DJIBRILL YPÈNÈ BASSOLÉ, Minister of Foreign Affairs and Regional Cooperation of Burkina Faso, said that the magnitude of current challenges to international economic development and peace and security called for greater courage, effort, creativity and solidarity from the international community. This year his country had been tested by a food crisis, precipitated by a lack of rain and loss of cereal crops and exacerbated by the influx of refugees from Mali. He expressed gratitude to the specialized agencies of the United Nations, as well as to donor countries for their assistance that allowed both refugees and the local population to survive the situation with dignity. In regard to his country’s consolidation of democracy, he said that, after the successful organization of biometric voter registration of the entire country, this coming December would see legislative and municipal elections, organized with the goal of the greatest transparency and fairness.
Growth and sustainable development were being prioritized to generate a strong and prosperous economy to meet the basic needs of the population, to meet the Millennium Development Goals and to achieve sustained growth along with conservation of natural resources.

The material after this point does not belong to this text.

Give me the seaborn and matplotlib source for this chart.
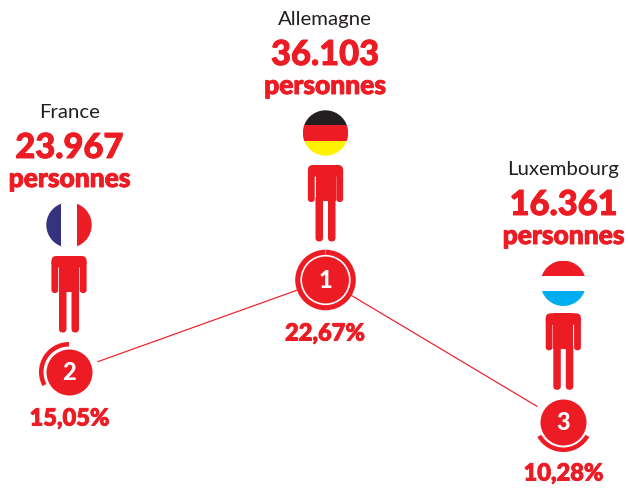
import numpy as np
import pandas as pd
import matplotlib
matplotlib.use('Agg')
import matplotlib.pyplot as plt
import matplotlib.patheffects as pe
import seaborn as sns
from matplotlib.patches import Circle, FancyBboxPatch, Rectangle, Wedge

RED = '#ed1c24'

# Chart data
countries = ['France', 'Allemagne', 'Luxembourg']
persons = ['23.967', '36.103', '16.361']
shares = ['15,05%', '22,67%', '10,28%']
ranks = ['2', '1', '3']
flag_colors = [
    ['#35327f', 'white', RED],
    ['#231f20', RED, '#fff200'],
    [RED, 'white', '#00aeef'],
]

# Layout in picture pixels, the infographic has no value axis
bubble_x = [69, 325.5, 563.3]
bubble_y = [372, 280, 422]
person_top = [256, 165, 313.3]
flag_y = [225, 133, 283.3]
text_x = [69.5, 325, 563.5]
name_y = [112, 19, 169]
count_y = [148, 55, 205]
unit_y = [179, 86, 236]
share_y = [418, 333, 473]

sns.set_theme(style='white')
plt.rcParams['font.family'] = ['Lato', 'DejaVu Sans']

fig, ax = plt.subplots(figsize=(6.28, 4.88), dpi=100)
fig.subplots_adjust(0, 0, 1, 1)
ax.set_xlim(0, 628)
ax.set_ylim(488, 0)
ax.axis('off')


def rounded(x0, y0, x1, y1, r):
    ax.add_patch(FancyBboxPatch((x0 + r, y0 + r), x1 - x0 - 2 * r, y1 - y0 - 2 * r,
                                boxstyle=f'round,pad={r},rounding_size={r}',
                                fc=RED, ec='none', zorder=3))


def draw_person(cx, top):
    rounded(cx - 17.6, top, cx + 17.6, top + 11.5, 5)
    rounded(cx - 17.6, top + 4, cx - 10.8, top + 37, 3)
    rounded(cx + 10.8, top + 4, cx + 17.6, top + 37, 3)
    ax.add_patch(Rectangle((cx - 10, top), 20, 36, fc=RED, ec='none', zorder=3))
    rounded(cx - 10, top + 30, cx - 2.5, top + 76.5, 3.7)
    rounded(cx + 2.5, top + 30, cx + 10, top + 76.5, 3.7)


def draw_flag(cx, cy, colors, vertical):
    r = 22.7
    clip = Circle((cx, cy), r, transform=ax.transData)
    for i, c in enumerate(colors):
        if vertical:
            rect = Rectangle((cx - r + i * 2 * r / 3, cy - r), 2 * r / 3 + 0.3, 2 * r, fc=c, ec='none', zorder=3)
        else:
            rect = Rectangle((cx - r, cy - r + i * 2 * r / 3), 2 * r, 2 * r / 3 + 0.3, fc=c, ec='none', zorder=3)
        ax.add_patch(rect)
        rect.set_clip_path(clip)


# Connecting lines stop short of the bubbles
segments = []
for seg, (a, b) in enumerate([(0, 1), (1, 2)]):
    p, q = np.array([bubble_x[a], bubble_y[a]]), np.array([bubble_x[b], bubble_y[b]])
    d = (q - p) / np.linalg.norm(q - p)
    for pt in (p + d * 30.5, q - d * 30.5):
        segments.append({'seg': seg, 'x': pt[0], 'y': pt[1]})
sns.lineplot(data=pd.DataFrame(segments), x='x', y='y', units='seg', estimator=None,
             color=RED, lw=0.85, ax=ax, sort=False, legend=False)

# Rank bubbles
df = pd.DataFrame({'x': bubble_x, 'y': bubble_y})
sns.scatterplot(data=df, x='x', y='y', s=(46 * 0.72) ** 2, color=RED, linewidth=0, ax=ax, zorder=4, legend=False)
ax.set_xlim(0, 628)
ax.set_ylim(488, 0)
ax.set_xlabel('')
ax.set_ylabel('')

# Arcs around the bubbles
ax.add_patch(Wedge((bubble_x[0], bubble_y[0]), 30, 152, 270, width=4.5, fc=RED, ec='none'))
ax.add_patch(Wedge((bubble_x[2], bubble_y[2]), 30, 30, 150, width=4.5, fc=RED, ec='none'))
ax.add_patch(Circle((bubble_x[1], bubble_y[1]), 30.3, fc=RED, ec='none', zorder=3))
ax.add_patch(Circle((bubble_x[1], bubble_y[1]), 24.3, fc='none', ec='white', lw=1.2, zorder=5))
ax.add_patch(Rectangle((bubble_x[1] - 0.25, bubble_y[1] - 30.3), 0.5, 5.5, fc='#f47b80', ec='none', zorder=5))

heavy = [pe.withStroke(linewidth=0.7, foreground=RED)]
for i, name in enumerate(countries):
    cx = bubble_x[i]
    draw_person(cx, person_top[i])
    draw_flag(cx, flag_y[i], flag_colors[i], vertical=(i == 0))
    ax.text(text_x[i], name_y[i], name, ha='center', va='center', fontsize=14.7, color='#231f20')
    ax.text(text_x[i], count_y[i], persons[i], ha='center', va='center', fontsize=24.8, fontweight='black',
            color=RED, path_effects=heavy)
    ax.text(text_x[i], unit_y[i], 'personnes', ha='center', va='center', fontsize=19, fontweight='black',
            color=RED, path_effects=heavy)
    ax.text(text_x[i], share_y[i], shares[i], ha='center', va='center', fontsize=17, fontweight='black',
            color=RED, path_effects=heavy)
    ax.text(cx, bubble_y[i], ranks[i], ha='center', va='center', fontsize=17, fontweight='black',
            color='white', zorder=6)

fig.savefig('out.png', dpi=100)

In that effort, he hoped that his country’s development partners would remain at its side. Underscoring the importance of the peaceful settlements of disputes as the theme of session, he called for renewed efforts to that end in all conflicts around the world, noting his country’s participation in mediation in the Malian crisis in conjunction with the Economic Community of West African States (ECOWAS), with the aim of resolving by dialogue the security and institutional crisis in the country through promoting the implementation of frameworks agreed to by the parties and acceptable to the international community. He said his country, in conjunction with its partners, would continue their work in that regard and he called on the parties in northern Mali to put down their arms, respect fundamental freedoms, distance themselves from extremists and engage in dialogue.
Affirming that the problems in Mali arose from common threats to all countries in the region, he welcomed recent United Nations attention to the problems of the Sahel as a whole. On Guinea-Bissau, he called on all parties to work for a consensual outcome respecting the rule of law, and on Darfur, he called for the implementation of the Doha Document, noting that his country had contributed to peacekeeping in both those countries. A fair, consensual resolution in Western Sahara was also needed, as the status quo was neither viable nor did it benefit either of the parties. He was of the opinion that the Moroccan initiative for negotiation on an autonomous status for the region could be an appropriate route to that end.
In other areas, he said that continuing economic insecurity and natural disasters were testing the cohesion of societies and he called for greater solidarity in response. Rio+20 reminded the international community of its shared, but differentiated responsibilities, and acceptable compromises in all areas were needed. On the empowerment of women, he said that his country had spared no effort to promote the participation of women and defend women’s rights, as shown by efforts against female genital mutilation by Burkina Faso’s first lady, which he hoped would have the backing of the entire international community. The achievement of gender rights was particularly important in developing countries, he maintained. Finally, he called for granting Taiwan its rightful status in the family of nations, and stressed that reform of the United Nations was critical as the basis for the improvement of global governance as a whole.